The third reason we have for skepticism is the replacement of traditional water norms with individualist stances. In India, collectivist norms around sharing water are longstanding; there is a time-honored ritual, for instance, of offering water to household guests as a way of showing respect. Indigenous groups in the United States, too, have long treated water as a community resource (for a deeper look, refer to the websites of the Three Creeks Collective and the Urban Native Collective). But these orientations are being replaced by an overarching focus on commodified water consumption as an individualistic lifestyle choice.
Consider the proliferation of apps like Hydro Coach and iHydrate, which are available to help individuals monitor their water intake. These apps are the luxury of the privileged. Besides, scholars of data colonization (the corporate practice of extracting data from internet users), like Nick Couldry and Ulises Meijas, remind us that the data about water consumption collected by such apps simply gets bought and bundled by industries working to create customized consumer choices—that is, to better advertise to their privileged users. In the meantime, the gap between those who are likely to access the apps and those who are struggling to access sufficient clean water—water that is supposedly a human right—continues to grow.
Global markets have increasingly commodified water and individualized water access while claiming to have addressed the public good, clean water scarcity, and even environmental problems. But this so-called access is only viable in contexts where clean and uncontaminated water supply is guaranteed—and often where the people are privileged. The solutions on offer deepen structural inequalities, distracting us through shallow claims of sustainability, equality, and modernity.
On the other hand, the last few decades have seen social movements demand equitable water access as a human right. People around the world, from Africa’s Maghreb region to the Andes of South America and from South Asia to the Middle East, have been protesting against harmful practices that contaminate water and its large-scale extraction from their regions by a variety of industries. Their struggles honor our collective human rights and can lead most of us toward thoughtful practices around water consumption and conservation.
Some small but firm steps include making demands on governments to prioritize clean water access and resisting the corporate takeovers of rivers, springs, and other community water sources. We can also demand every bottle of water bear a source label, allowing us to see how far the precious liquid has traveled and whether it might be contaminated (in Zurich, Switzerland, for instance, hotels proudly declare that their bottles of water contain municipal water). This would align with the way GMOs and other harmful substances are slowly appearing on food labels. And we can continue to challenge exploitation, extraction, and over-consumption, in part by demanding that our taxes be used to provide safe, local water to all who need it.

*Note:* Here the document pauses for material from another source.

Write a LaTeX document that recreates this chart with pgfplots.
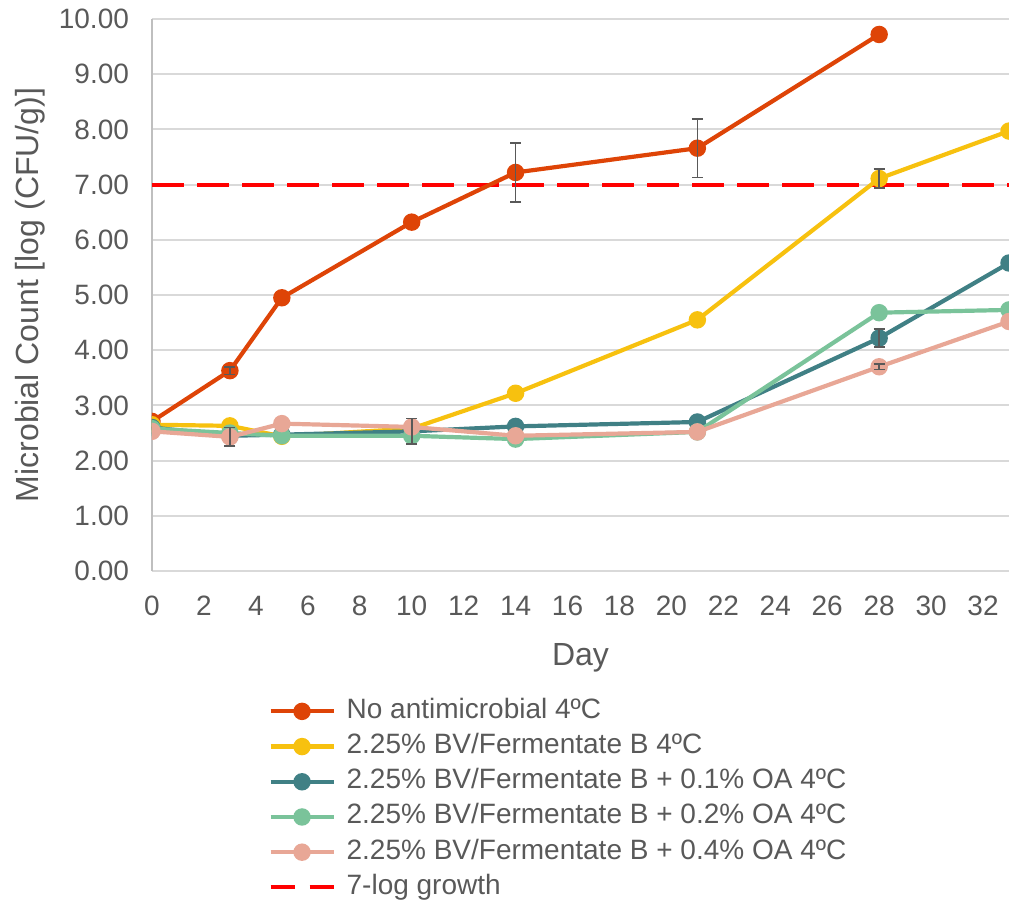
\documentclass[border=0pt]{standalone}
\usepackage{fontspec}
\setmainfont{Liberation Sans}
\usepackage{pgfplots}
\usepackage{pgfplotstable}
\pgfplotsset{compat=1.18}
\definecolor{cRed}{RGB}{222,68,7}
\definecolor{cYel}{RGB}{247,193,15}
\definecolor{cTeal}{RGB}{64,128,133}
\definecolor{cGreen}{RGB}{122,195,154}
\definecolor{cPink}{RGB}{232,167,150}
\definecolor{txt}{RGB}{89,89,89}
\definecolor{grd}{RGB}{217,217,217}

\pgfplotstableread{
x y e
0 2.71 0
3 3.63 0.07
5 4.95 0
10 6.32 0
14 7.22 0.53
21 7.66 0.53
28 9.72 0
}\tRed
\pgfplotstableread{
x y e
0 2.65 0
3 2.63 0
5 2.44 0
10 2.58 0
14 3.22 0
21 4.55 0
28 7.11 0.17
33 7.97 0
}\tYel
\pgfplotstableread{
x y e
0 2.60 0
3 2.45 0
5 2.47 0
10 2.53 0.23
14 2.62 0
21 2.70 0
28 4.22 0.16
33 5.58 0
}\tTeal
\pgfplotstableread{
x y e
0 2.58 0
3 2.50 0
5 2.45 0
10 2.45 0
14 2.39 0
21 2.52 0
28 4.68 0
33 4.73 0
}\tGreen
\pgfplotstableread{
x y e
0 2.53 0
3 2.43 0.17
5 2.67 0
10 2.61 0
14 2.45 0
21 2.52 0
28 3.70 0.05
33 4.52 0
}\tPink
\pgfplotstableread{
x y e
3 3.63 0.07
14 7.22 0.53
21 7.66 0.53
28 7.11 0.17
10 2.53 0.23
28 4.22 0.16
3 2.43 0.17
28 3.70 0.05
}\tErr

\begin{document}
\begin{tikzpicture}
\begin{axis}[
  name=ax,
  scale only axis,
  width=428.5pt, height=276pt,
  xmin=0, xmax=33, ymin=0, ymax=10,
  xtick={0,2,...,32},
  ytick={0,1,...,10},
  axis x line*=bottom, axis y line*=left,
  x axis line style={-, draw=grd, line width=1pt},
  y axis line style={-, draw=black!25, line width=1pt},
  major tick length=0pt,
  ymajorgrids,
  grid style={draw=grd, line width=1pt},
  ticklabel style={font=\fontsize{14}{16}\selectfont, text=txt},
  /pgf/number format/assume math mode=true,
  yticklabel style={/pgf/number format/fixed, /pgf/number format/fixed zerofill, /pgf/number format/precision=2, xshift=-8pt},
  xticklabel style={yshift=-9pt},
  xlabel={Day},
  ylabel={Microbial Count [log (CFU/g)]},
  label style={font=\fontsize{16}{19}\selectfont, text=txt},
  xlabel style={at={(axis description cs:0.5,-0.158)}, anchor=center},
  ylabel style={at={(axis description cs:-0.142,0.5)}, anchor=center, rotate=0},
  clip marker paths=true,
  legend style={at={(axis description cs:0.1354,-0.23)}, anchor=north west,
    draw=none, fill=none, inner sep=0pt,
    font=\fontsize{14}{16}\selectfont, text=txt,
    nodes={inner sep=0pt, text height=10pt, text depth=3pt},
    row sep=4.6pt},
  legend cell align=left,
  legend image code/.code={\draw[mark repeat=2, mark phase=2, #1] plot coordinates {(0pt,0pt) (15.75pt,0pt) (31.5pt,0pt)}; \path (37pt,0pt);},
  every axis plot/.append style={line width=2.1pt, mark=*, mark size=3.3pt},
]
\addplot[red, line width=2.1pt, dash pattern=on 16pt off 6.5pt, mark=none, forget plot] coordinates {(0,7) (33,7)};
\addplot[cRed, mark options={fill=cRed, draw=cRed}] table[x=x,y=y] {\tRed};
\addlegendentry{No antimicrobial 4ºC}
\addplot[cYel, mark options={fill=cYel, draw=cYel}] table[x=x,y=y] {\tYel};
\addlegendentry{2.25\% BV/Fermentate B 4ºC}
\addplot[cTeal, mark options={fill=cTeal, draw=cTeal}] table[x=x,y=y] {\tTeal};
\addlegendentry{2.25\% BV/Fermentate B + 0.1\% OA 4ºC}
\addplot[cGreen, mark options={fill=cGreen, draw=cGreen}] table[x=x,y=y] {\tGreen};
\addlegendentry{2.25\% BV/Fermentate B + 0.2\% OA 4ºC}
\addplot[cPink, mark options={fill=cPink, draw=cPink}] table[x=x,y=y] {\tPink};
\addlegendentry{2.25\% BV/Fermentate B + 0.4\% OA 4ºC}
\addplot[draw=none, mark=none, forget plot,
  error bars/.cd, y dir=both, y explicit,
  error bar style={draw=txt, line width=0.8pt},
  error mark options={draw=txt, rotate=90, mark size=2.75pt, line width=0.8pt}]
  table[x=x, y=y, y error=e] {\tErr};
\addlegendimage{red, line width=2.1pt, dash pattern=on 12pt off 7.5pt, mark=none}
\addlegendentry{7-log growth}
\end{axis}
\pgfresetboundingbox
\path ([xshift=-76pt,yshift=-165pt]ax.south west) rectangle ([yshift=9.5pt]ax.north east);
\end{tikzpicture}
\end{document}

A water ATM in eastern India sells water refills at subsidized rates, including in the single-use plastic bottles stacked in the shop, 2024.
Courtesy Rianka Roy
It is imperative that we treat clean water as a limited resource—at risk of depletion in many parts of the world— instead of an unlimited commodity. Through our personal choices and activism, we may yet restore and build more humane cultures of consumption that honor our collective human right to water.